O cinismo acaba sendo a face visível de um temor em quebrar este jogo de cartas marcadas, onde os lugares vão sendo martelados a cada enquadramento calculado e som fora de quadro. Há um desejo de controle que resulta em uma unidade visual e sonora que chama muita atenção para si. McQueen domina as técnicas do cinema de arte “rigoroso”, situa seus personagens com muita precisão, infla o fora de quadro, reforça os contrapontos sonoros, porém seu cuidado de mise en scène esbarra num obstáculo intransponível que é a própria maneira como o filme se coloca diante do drama que ali se dá. Não há problemas em filmar conceitos, parábolas, generalizações, grandes assuntos, ou coisas afins, mas para isso é preciso dar relevo a estas matérias para ser minimamente justo com suas complexidades, no mínimo esboçando suas linhas, apontando a existência de caminhos. As elaboradas cenas de Shame mais parecem servir como distração para a inocuidade de seu drama. As linhas de continuidade que o filme estabelece não parecem sofrer nenhum tipo de abalo; tudo é o que parece no primeiro momento e assim há de permanecer, e assim por diante: a vida pessoal como extensão do trabalho; o interior como extensão do exterior e vice-versa; a cidade como protagonista do drama (e culpada deste). Tudo se liga por continuidade, homogeneidade, representação. Se Brandon chora, a cidade chora junto com ele; eles são a mesma coisa, sofrem do mesmo mal, confirmam um ao outro.

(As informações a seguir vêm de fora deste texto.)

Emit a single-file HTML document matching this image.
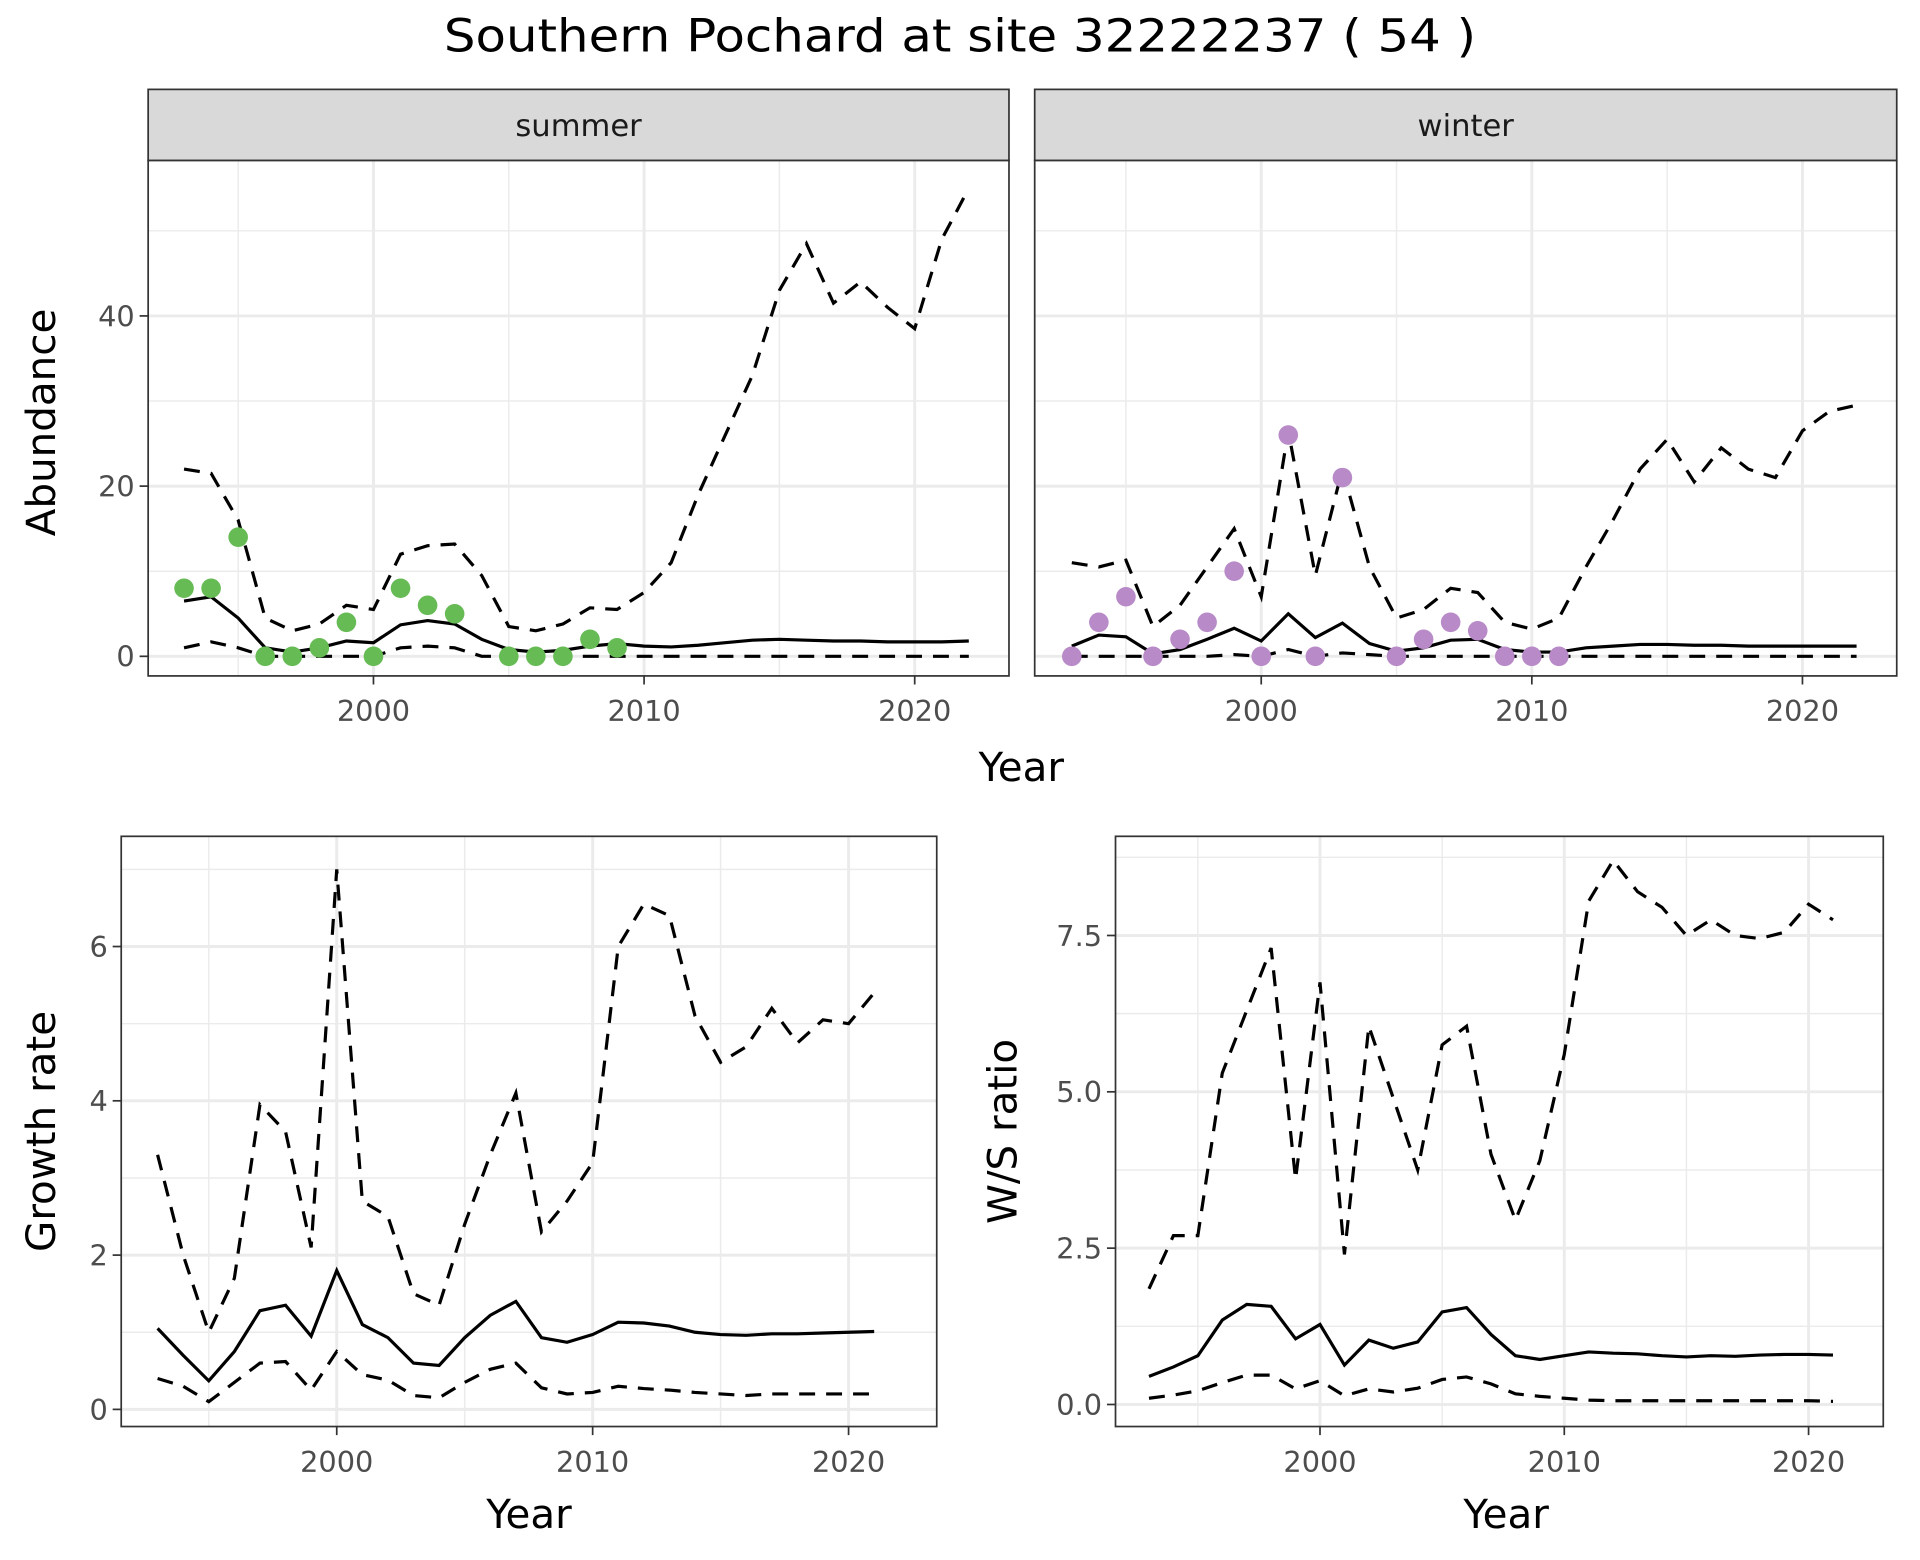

A verdadeira protagonista aqui, a cidade de Nova Iorque, o conjunto que tudo engloba e engole dentro do filme, é uma espécie de cidade-tela. A superfície recorrente no filme é a grande janela de vidro, fechada. Ela é uma espécie de não espaço: parece uma abertura, mas é absolutamente intransponível. É um instrumento para manter tudo em seu lugar, permanentemente, uma grande muralha que separa, que cria ligações indiretas, mas nunca uma inversão de papéis. Se o filme quer atenuar ou dar outros contornos à seqüência onde Brandon vive sua maior crise (que, não por acaso, se encaixaria muito bem em um filme como Irreversível, de Gaspar Noé) ao lançar uma música suave, ele acaba por afirmar ainda mais esses opostos,  pois nada do filme realmente encena algum tipo de reversão. Em seu absolutamente esperado “final aberto”, temos tudo menos uma situação de real abertura, pois ao personagem só resta condenação dos dois lados: ou é um refém de sua purgação vivida nessa seqüência da crise, ou se mantém no seu trágico trajeto desviante, obrigado a significar, fadado a sinal dos tempos.

Shame encena uma espécie de autocondenação puritana só para exibir seu próprio saber para si mesmo. Trata-se, afinal, de um jogo de auto-estimulação repetida que reitera a hipótese já mencionada de auto-comentário em relação à compulsão sexual solipsista de Brandon. McQueen cria um falso problema para dar-lhe uma muito bem cuidada falsa solução. Mas, ao estender esse projeto aos grandes conjuntos (o mundo, o século XXI, o capitalismo cognitivo, a descartabilidade das relações...), suas simplificações se expõem como um esforço grande demais para sua capacidade de analista da contemporaneidade, resultando numa reiteração de idéias bastante primárias e antigas sobre os limites das práticas sexuais e afetivas, ao invés de dar-lhes algum mínimo movimento ou desfazer as batidas associações entre sexo para fins não reprodutivos, vergonha, degradação e perversão. Toda a jornada em direção à sensibilização que sua irmã, Sissy (Carrey Mulligan), causa em Brandon não cessa de reiterar sua condenação, pois crê no modelo que opõe o puro, o sensível, ao insensível, frio e solitário – e a sua circularidade, ao repetir a situação do metrô, só atesta isso. E, afinal, na esperança de ser um oportuno iconoclasta, McQueen acaba somente por renovar e lustrar as máscaras dos seus inimigos.